Is that good enough for your homework assignment?
While reading about binary semaphore and mutex I found the following difference:
Both can have value 0 and 1, but mutex can be unlocked by the same
thread which has acquired the mutex lock. A thread which acquires
mutex lock can have priority inversion in case a higher priority
process wants to acquire the same mutex whereas this is not the case
with binary semaphore.
So where should I use binary semaphores? Can anyone cite an example?
EDIT: I think I have figured out the working of both. Basically binary semaphore offer synchronization whereas mutex offer locking mechanism. I read some examples from Galvin OS book to make it more clear.

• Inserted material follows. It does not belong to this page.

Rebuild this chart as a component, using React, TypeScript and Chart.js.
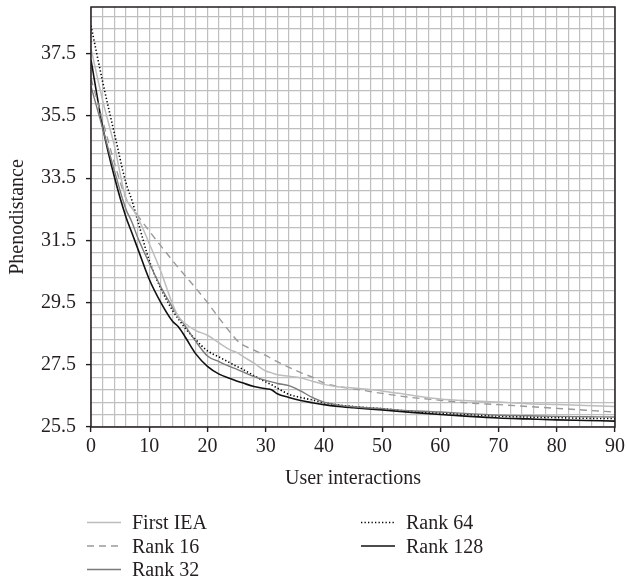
import React, { useEffect, useRef } from "react";
import { Chart, registerables } from "chart.js";

Chart.register(...registerables);

// ---- Data ----
const xValues = [0, 2, 4, 6, 7, 8, 10, 12, 14, 15, 16, 18, 20, 22, 24, 25, 26, 28, 30, 31, 32, 34, 36, 38, 40, 42, 45, 50, 55, 60, 65, 70, 75, 80, 85, 90];

const firstIEA = [37.66, 36.0, 34.55, 32.85, 32.55, 32.25, 31.4, 30.5, 29.45, 29.05, 28.85, 28.6, 28.45, 28.2, 27.97, 27.9, 27.78, 27.55, 27.3, 27.24, 27.18, 27.13, 27.08, 26.97, 26.87, 26.8, 26.75, 26.66, 26.52, 26.4, 26.34, 26.3, 26.25, 26.22, 26.19, 26.16];
const rank16 = [36.7, 35.35, 34.0, 32.85, 32.55, 32.3, 31.8, 31.32, 30.85, 30.62, 30.4, 29.96, 29.5, 29.0, 28.52, 28.3, 28.15, 27.97, 27.8, 27.7, 27.6, 27.42, 27.25, 27.1, 26.92, 26.82, 26.73, 26.58, 26.45, 26.36, 26.27, 26.22, 26.16, 26.1, 26.04, 25.98];
const rank32 = [36.45, 35.1, 33.75, 32.5, 32.1, 31.6, 30.77, 30.0, 29.35, 29.05, 28.8, 28.25, 27.78, 27.6, 27.43, 27.36, 27.28, 27.12, 27.0, 26.95, 26.9, 26.83, 26.66, 26.45, 26.3, 26.22, 26.15, 26.09, 26.02, 25.98, 25.93, 25.88, 25.86, 25.84, 25.83, 25.82];
const rank64 = [38.4, 36.6, 34.95, 33.35, 32.8, 32.15, 30.85, 29.95, 29.25, 28.98, 28.72, 28.3, 27.95, 27.75, 27.55, 27.45, 27.36, 27.15, 26.95, 26.86, 26.75, 26.55, 26.45, 26.37, 26.28, 26.22, 26.16, 26.09, 26.0, 25.95, 25.9, 25.85, 25.82, 25.8, 25.78, 25.77];
const rank128 = [37.3, 35.15, 33.55, 32.25, 31.75, 31.25, 30.25, 29.5, 28.9, 28.72, 28.45, 27.85, 27.45, 27.2, 27.05, 26.98, 26.92, 26.8, 26.73, 26.7, 26.57, 26.45, 26.35, 26.28, 26.22, 26.17, 26.12, 26.05, 25.97, 25.9, 25.84, 25.79, 25.76, 25.73, 25.71, 25.69];

const seriesLabels = ["First IEA", "Rank 16", "Rank 32", "Rank 64", "Rank 128"];

const xTickLabels = [0, 10, 20, 30, 40, 50, 60, 70, 80, 90];
const yTickLabels = [25.5, 27.5, 29.5, 31.5, 33.5, 35.5, 37.5];

const X_MIN = 0;
const X_MAX = 90;
const Y_MIN = 25.5;
const Y_MAX = 39;
const X_GRID_STEP = 2;
const Y_GRID_STEP = 0.4;

const FONT = "'Liberation Serif', 'Times New Roman', serif";
const INK = "#231f20";
const GRID = "#c0bec0";

const xGrid: number[] = [];
for (let v = X_MIN; v <= X_MAX + 1e-9; v += X_GRID_STEP) xGrid.push(Math.round(v * 10) / 10);
const yGrid: number[] = [];
for (let i = 0; Y_MIN + i * Y_GRID_STEP < Y_MAX - 1e-9; i++) yGrid.push(Math.round((Y_MIN + i * Y_GRID_STEP) * 10) / 10);

const isIn = (arr: number[], v: number) => arr.some((a) => Math.abs(a - v) < 1e-6);

const frameAndLegend = {
  id: "frameAndLegend",
  afterDraw(chart: any) {
    const ctx = chart.ctx as CanvasRenderingContext2D;
    const a = chart.chartArea;
    ctx.save();
    ctx.strokeStyle = INK;
    ctx.lineWidth = 1.5;
    ctx.strokeRect(a.left, a.top, a.right - a.left, a.bottom - a.top);
    ctx.restore();

    const slots = [
      [87, 522.5],
      [87, 546],
      [87, 569.5],
      [361, 522.5],
      [361, 546],
    ];
    chart.data.datasets.forEach((ds: any, i: number) => {
      const [x, y] = slots[i];
      ctx.save();
      ctx.strokeStyle = ds.borderColor;
      ctx.lineWidth = ds.borderWidth;
      ctx.lineCap = "butt";
      ctx.setLineDash(ds.borderDash || []);
      ctx.beginPath();
      ctx.moveTo(x, y);
      ctx.lineTo(x + 34, y);
      ctx.stroke();
      ctx.setLineDash([]);
      ctx.fillStyle = INK;
      ctx.font = `20px ${FONT}`;
      ctx.textBaseline = "alphabetic";
      ctx.textAlign = "left";
      ctx.fillText(ds.label, x + 45, y + 6.6);
      ctx.restore();
    });
  },
};

export default function App() {
  const ref = useRef<HTMLCanvasElement>(null);

  useEffect(() => {
    if (!ref.current) return;
    const toPts = (arr: number[]) => xValues.map((x, i) => ({ x, y: arr[i] }));
    const styles = [
      { color: "#bdbdbd", width: 1.5, dash: [] as number[] },
      { color: "#9a9a9a", width: 1.4, dash: [7, 5] },
      { color: "#7a7a7a", width: 1.4, dash: [] as number[] },
      { color: "#000000", width: 1.6, dash: [1.3, 2.2] },
      { color: "#111111", width: 1.6, dash: [] as number[] },
    ];
    const series = [firstIEA, rank16, rank32, rank64, rank128];

    const chart = new Chart(ref.current, {
      type: "line",
      data: {
        datasets: series.map((s, i) => ({
          label: seriesLabels[i],
          data: toPts(s),
          borderColor: styles[i].color,
          borderWidth: styles[i].width,
          borderDash: styles[i].dash,
          pointRadius: 0,
          fill: false,
          cubicInterpolationMode: "monotone" as const,
        })),
      },
      options: {
        responsive: false,
        animation: false,
        devicePixelRatio: 1,
        layout: { padding: { left: 0, right: 12, top: 7, bottom: 84 } },
        plugins: { legend: { display: false }, tooltip: { enabled: false } },
        scales: {
          x: {
            type: "linear",
            min: X_MIN,
            max: X_MAX,
            afterBuildTicks: (s: any) => {
              s.ticks = xGrid.map((v) => ({ value: v }));
            },
            afterFit: (s: any) => {
              s.height = 70;
              s.paddingLeft = 0;
              s.paddingRight = 0;
              s.paddingTop = 0;
              s.paddingBottom = 0;
            },
            border: { display: false },
            grid: {
              color: GRID,
              lineWidth: 1.2,
              tickLength: 5,
              tickWidth: 1.4,
              tickColor: (c: any) => (c.tick && isIn(xTickLabels, c.tick.value) ? INK : "rgba(0,0,0,0)"),
            },
            ticks: {
              autoSkip: false,
              maxRotation: 0,
              padding: 3,
              color: INK,
              font: { family: FONT, size: 20 },
              callback: (v: any) => (isIn(xTickLabels, Number(v)) ? String(Number(v)) : ""),
            },
            title: {
              display: true,
              text: "User interactions",
              color: INK,
              font: { family: FONT, size: 20 },
              padding: { top: 0, bottom: 6.5 },
            },
          },
          y: {
            type: "linear",
            min: Y_MIN,
            max: Y_MAX,
            afterBuildTicks: (s: any) => {
              s.ticks = yGrid.map((v) => ({ value: v }));
            },
            afterFit: (s: any) => {
              s.width = 91;
              s.paddingLeft = 0;
              s.paddingRight = 0;
              s.paddingTop = 0;
              s.paddingBottom = 0;
            },
            border: { display: false },
            grid: {
              color: GRID,
              lineWidth: 1.2,
              tickLength: 5,
              tickWidth: 1.4,
              tickColor: (c: any) => (c.tick && isIn(yTickLabels, c.tick.value) ? INK : "rgba(0,0,0,0)"),
            },
            ticks: {
              autoSkip: false,
              padding: 10,
              color: INK,
              font: { family: FONT, size: 20 },
              callback: (v: any) => (isIn(yTickLabels, Number(v)) ? Number(v).toFixed(1) : ""),
            },
            title: {
              display: true,
              text: "Phenodistance",
              color: INK,
              font: { family: FONT, size: 20 },
              padding: { top: 6, bottom: 0 },
            },
          },
        },
      },
      plugins: [frameAndLegend],
    });
    return () => chart.destroy();
  }, []);

  return (
    <div style={{ position: "absolute", left: 0, top: 0, width: 627, height: 581, background: "#fff" }}>
      <canvas ref={ref} width={627} height={581} style={{ display: "block", width: 627, height: 581 }} />
    </div>
  );
}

One typical situation where I find binary semaphores very useful is for thread initialization where the thread will read from a structure owned by the parent thread. The parent thread needs to wait for the new thread to read the shared data from the structure before it can let the structure's lifetime end (by leaving its scope, for instance). With a binary semaphore, all you have to do is initialize the semaphore value to zero and have the child post it while the parent waits on it. Without semaphores, you'd need a mutex and condition variable and much uglier program logic for using them.
In almost all cases I use binary semaphore to signal other thread without locking.
Simple example of usage for synchronous request:
Thread 1:
Semaphore sem;
request_to_thread2(&sem); // Function sending request to thread2 in any fashion
sem.wait(); // Waiting request complete
Thread 2:
Semaphore *sem;
process_request(sem); // Process request from thread 1
sem->post(); // Signal thread 1 that request is completed
Note: You before post semaphore in thread 2 processing you can safely set thread 1 data without any additional synchronization.
The canonical example for using a counted semaphore instead of a binary mutex is when you have a limited number of resources available that are a) interchangeable and b) more than one.
For instance, if you want to allow a maximum of 10 readers to access a database at once, you can use a counted semaphore initialized to 10 to limit access to the resource. Each reader must acquire the semaphore before accessing the resource, decrementing the available count. Once the count reaches 0 (i.e. 10 readers have gained access to, and are stil using the database), all other readers are locked out. Once a reader finishes, they bump semaphore count back up by one to indicate that they are no longer using the resource and some other reader may now obtain the semaphore lock and gain access in their stead.
However, the counted semaphore, just like all other synchronization primitives, has many use cases and it's just a matter of thinking outside the box. You may find that many problems you are used to solving with a mutex plus additional logic can be more-easily and more-straightforwardly implemented with a semaphore. A mutex is a subset of the semaphore, that is to say, anything you can do with a mutex can be done with a semaphore (simply set the count to one), but that there are things that can be done with a semaphore alone that cannot be done with just a mutex.
At the end of the day, any one synchronization primitive is generally enough to do anything (think of it as being "turing-complete" for thread synchronization, to bastardize that word). However, each is tailor-fit to a different application, and while you may be able to force one to do your bidding with some customization and additional glue, it is possible that a different synchronization primitive is better-fit for the job.